If you want your business to be perceived as a premium leader in its field, stop crowding your homepage.
UX is a Conversation

Your website is a living entity. It’s a conversation between your brand and your customer. By following these UX design principles, you aren’t just “fixing a website”—you are refining that conversation.
You are making it easier for people to trust you, buy from you, and recommend you.
The digital landscape changes, but human psychology remains the same.
We want things to be easy, we want them to be fast, and we want to feel like the brands we interact with actually care about our experience.
FAQs: UX Design Principles
What are UX design principles?
UX design principles are the core guidelines — clarity, visual hierarchy, seamless flow, mobile-first design, accessibility, speed, and white space — that make a website intuitive, trustworthy, and easy to use.
Why does UX design matter for business websites?
Good UX design builds trust, reduces bounce rates, and directly increases conversions. A clunky, confusing website makes visitors leave and reflects poorly on the brand itself.
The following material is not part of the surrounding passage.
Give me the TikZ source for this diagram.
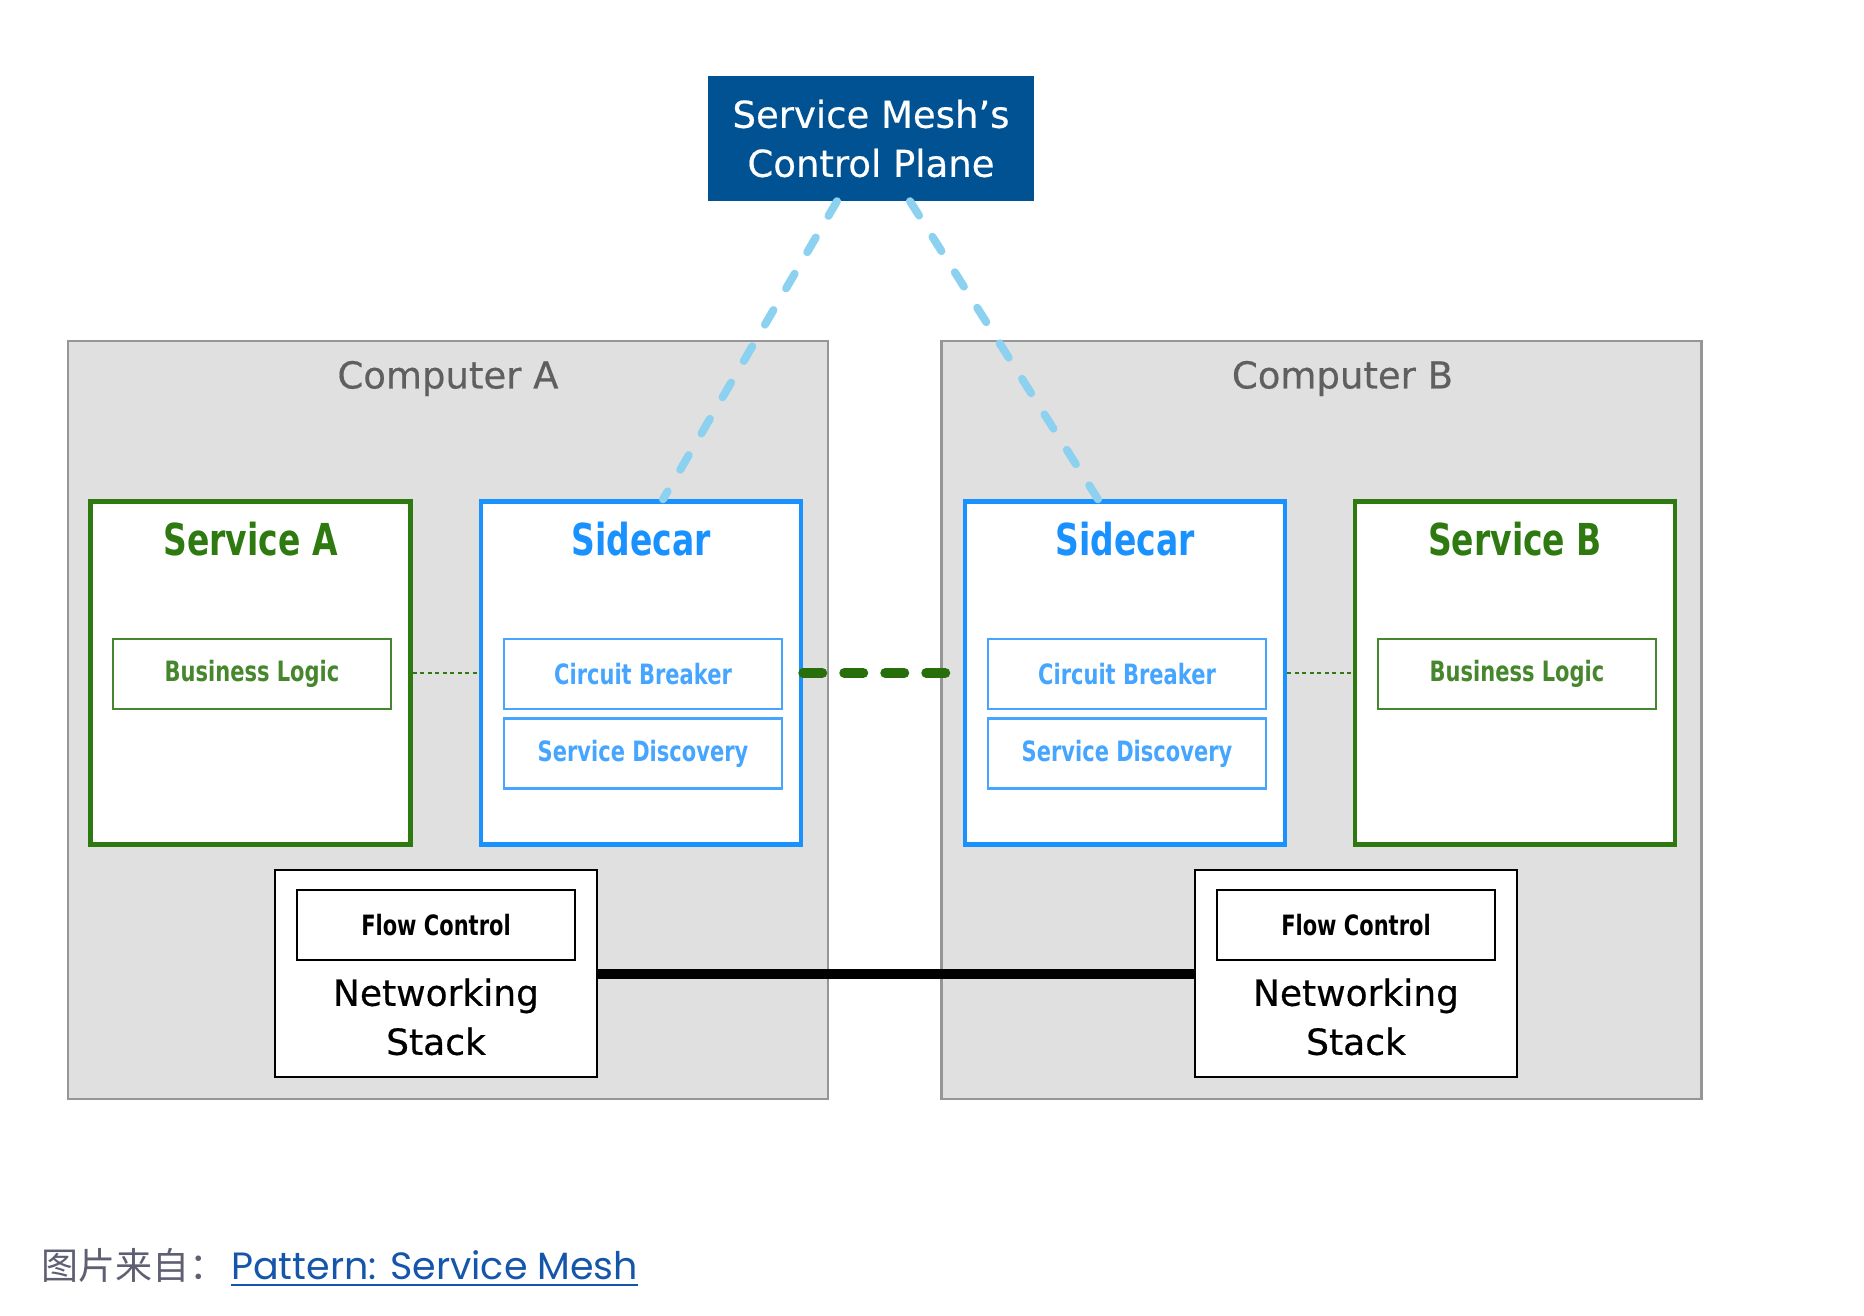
\documentclass[tikz,border=0pt]{standalone}
\usepackage{fontspec}
\setmainfont{DejaVu Sans}
\newfontfamily\plainfont[FakeBold=0.5]{DejaVu Sans}
\newfontfamily\narrowbold[FakeStretch=0.75]{DejaVu Sans Bold}
\newfontfamily\capfont{Poppins}
\newfontfamily\cjk{Noto Sans CJK SC}
\usepackage{tikz}
\usetikzlibrary{positioning}

\definecolor{planeblue}{RGB}{0,82,147}
\definecolor{meshblue}{RGB}{140,210,240}
\definecolor{boxfill}{RGB}{224,224,224}
\definecolor{boxgray}{RGB}{150,150,150}
\definecolor{labelgray}{RGB}{95,95,95}
\definecolor{svcgreen}{RGB}{46,122,16}
\definecolor{partgreen}{RGB}{70,135,45}
\definecolor{dashgreen}{RGB}{40,110,10}
\definecolor{carblue}{RGB}{25,145,255}
\definecolor{partblue}{RGB}{70,165,255}
\definecolor{capgray}{RGB}{95,95,115}
\definecolor{linkblue}{RGB}{22,86,170}

\begin{document}
\begin{tikzpicture}[x=1pt,y=-1pt,node distance=7pt,auto]

	\tikzstyle{machine}=[rectangle,draw=boxgray,fill=boxfill,line width=2.5pt,minimum width=760pt,minimum height=758pt,inner sep=0pt]
	\tikzstyle{app}=[rectangle,draw=svcgreen,fill=white,line width=4.5pt,minimum width=320pt,minimum height=343pt,inner sep=0pt]
	\tikzstyle{proxy}=[app,draw=carblue]
	\tikzstyle{stack}=[rectangle,draw=black,fill=white,line width=2.5pt,minimum width=322pt,minimum height=207pt,inner sep=0pt]
	\tikzstyle{part}=[rectangle,fill=white,line width=2.5pt,minimum width=278pt,minimum height=70pt,inner sep=0pt,font=\narrowbold\fontsize{28}{32}\selectfont]
	\tikzstyle{heading}=[inner sep=0pt,font=\narrowbold\fontsize{44}{50}\selectfont]
	\tikzstyle{plain}=[inner sep=0pt,align=center,font=\plainfont\fontsize{37}{49}\selectfont]

	\useasboundingbox (0,0) rectangle (1864,1316);

	% the two computers
	\node [machine] (compA) at (448,720) {};
	\node [machine] (compB) at (1321.5,720) {};
	\node [plain,text=labelgray,below=21pt of compA.north] (compAlbl) {Computer A};
	\node [plain,text=labelgray,below=21pt of compB.north,xshift=21pt] (compBlbl) {Computer B};

	% control plane
	\node [rectangle,fill=planeblue,minimum width=326pt,minimum height=125pt,plain,text=white] (ctrl) at (871,138.5) {Service Mesh’s\\Control Plane};

	% links between stacks
	\node [stack] (nsA) at (436,973.5) {};
	\node [stack] (nsB) at (1356,973.5) {};
	\draw [line width=10pt] (nsA) -- (nsB);
	\node [part,draw=black] (flA) [below=20pt of nsA.north] {Flow Control};
	\node [part,draw=black] (flB) [below=20pt of nsB.north] {Flow Control};
	\node [plain,font=\plainfont\fontsize{36}{49}\selectfont,below=17pt of flA] (nsAtxt) {Networking\\Stack};
	\node [plain,font=\plainfont\fontsize{36}{49}\selectfont,below=17pt of flB] (nsBtxt) {Networking\\Stack};

	% services and sidecars
	\node [app] (svcA) at (250.5,673) {};
	\node [proxy] (scA) at (641,673) {};
	\node [proxy] (scB) at (1125,673) {};
	\node [app] (svcB) at (1515,673) {};

	\node [heading,text=svcgreen,below=23pt of svcA.north] (svcAlbl) {Service A};
	\node [heading,text=carblue,below=23pt of scA.north] (scAlbl) {Sidecar};
	\node [heading,text=carblue,below=23pt of scB.north] (scBlbl) {Sidecar};
	\node [heading,text=svcgreen,below=23pt of svcB.north] (svcBlbl) {Service B};

	\node [part,draw=partgreen,text=partgreen] (blA) at (252,674) {Business Logic};
	\node [part,draw=partblue,text=partblue] (cbA) at (643,674) {Circuit Breaker};
	\node [part,draw=partblue,text=partblue] (sdA) [below=7pt of cbA] {Service Discovery};
	\node [part,draw=partblue,text=partblue] (cbB) at (1127,674) {Circuit Breaker};
	\node [part,draw=partblue,text=partblue] (sdB) [below=7pt of cbB] {Service Discovery};
	\node [part,draw=partgreen,text=partgreen] (blB) at (1517,674) {Business Logic};

	\draw [svcgreen,line width=2pt,dash pattern=on 4pt off 3.5pt] (svcA) -- (scA);
	\draw [svcgreen,line width=2pt,dash pattern=on 4pt off 3.5pt] (scB) -- (svcB);
	\draw [dashgreen,line width=10pt,line cap=round,dash pattern=on 19pt off 22pt] (scA) -- (scB);

	% control plane to sidecars
	\coordinate (ctrlL) at ([xshift=-34pt]ctrl.south);
	\coordinate (ctrlR) at ([xshift=39pt]ctrl.south);
	\coordinate (scAtop) at ([xshift=22pt]scA.north);
	\coordinate (scBtop) at ([xshift=-27pt]scB.north);
	\draw [meshblue,line width=8pt,line cap=round,dash pattern=on 17pt off 25pt] (ctrlL) -- (scAtop);
	\draw [meshblue,line width=8pt,line cap=round,dash pattern=on 17pt off 25pt] (ctrlR) -- (scBtop);

	% source
	\node [inner sep=0pt,anchor=base west,text=capgray,font=\cjk\fontsize{37}{44}\selectfont] (src) at (41,1279) {图片来自：};
	\node [inner sep=0pt,anchor=base west,text=linkblue,font=\capfont\fontsize{38}{44}\selectfont] (link) at (231,1279) {Pattern: Service Mesh};
	\draw [linkblue,line width=2.5pt] ([yshift=-6pt]link.base west) -- ([yshift=-6pt]link.base east);

\end{tikzpicture}
\end{document}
What is “cognitive load” in UX design?
Cognitive load is the amount of mental effort a user needs to process information on your site. Lower cognitive load means clearer navigation, simpler language, and faster decision-making for visitors.
How does visual hierarchy improve a website?
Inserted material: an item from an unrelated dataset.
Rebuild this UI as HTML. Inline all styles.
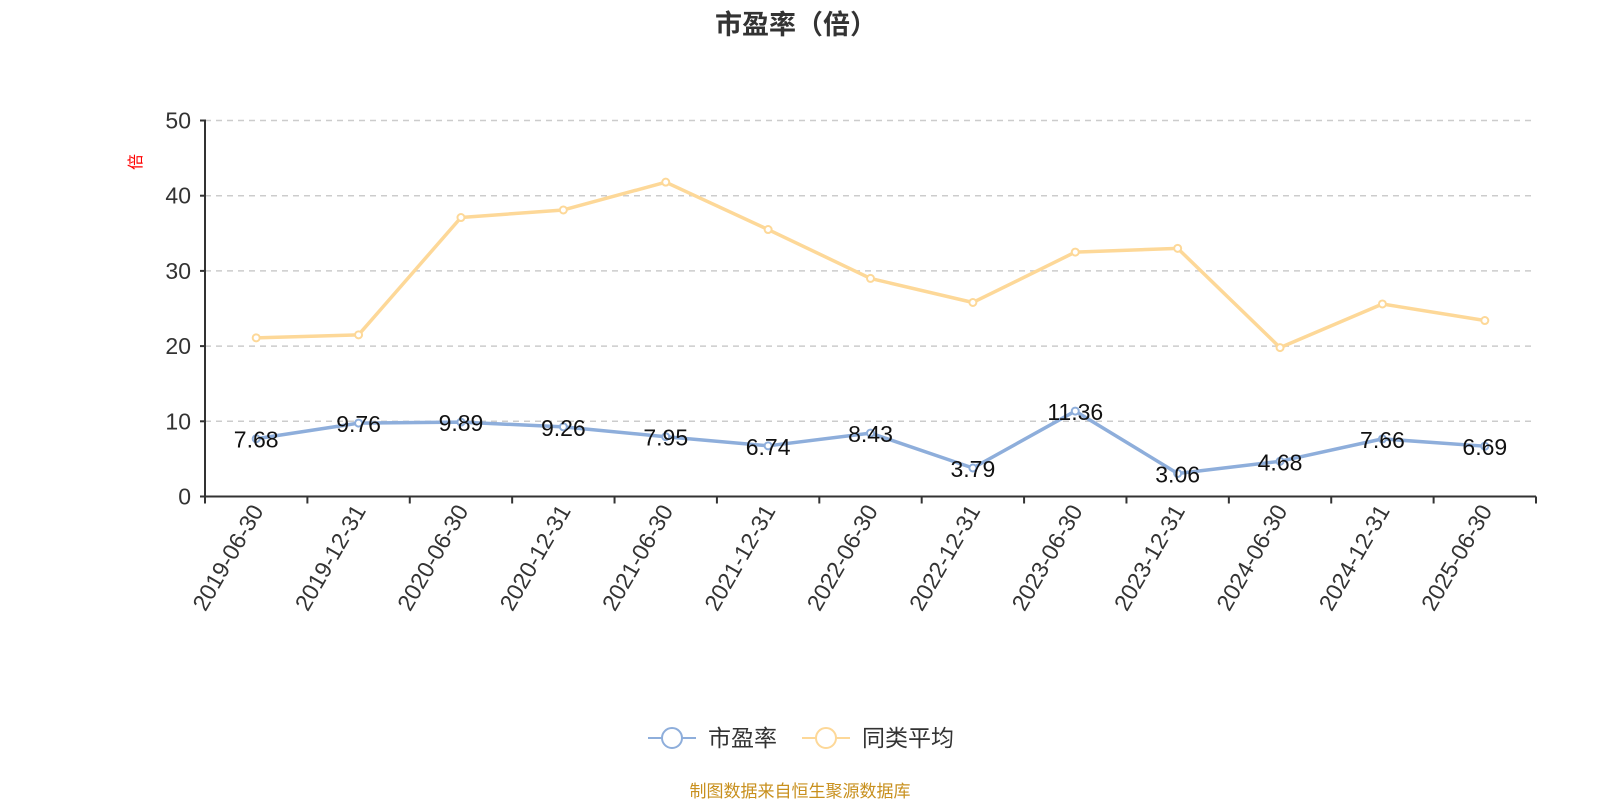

Visual hierarchy uses size, color, contrast, and natural scanning patterns to guide a user’s eye to the most important information first, making the page easier to understand at a glance.
Why is mobile-first design important in 2026?
Most users browse on their phones, often one-handed. Mobile-first design ensures buttons and key actions sit within easy thumb reach, keeping the experience fast and frustration-free.
Does website speed really affect UX?
Yes. Speed is considered a UX feature, not just a technical detail. Slow-loading pages frustrate users and are also a confirmed Google ranking factor through Core Web Vitals.
What role does accessibility play in UX design?
Accessibility ensures your site is usable for people with visual, auditory, or motor impairments through alt text, proper color contrast, and keyboard navigation — it’s both an ethical and business priority.
Why is white space important in web design?
White space gives content room to breathe and helps the brain process information in manageable chunks. It’s also associated with premium, high-end branding.
How many clicks should it take to reach checkout or contact?
Ideally no more than three clicks from the homepage. More than that signals a restricted user flow that increases drop-off.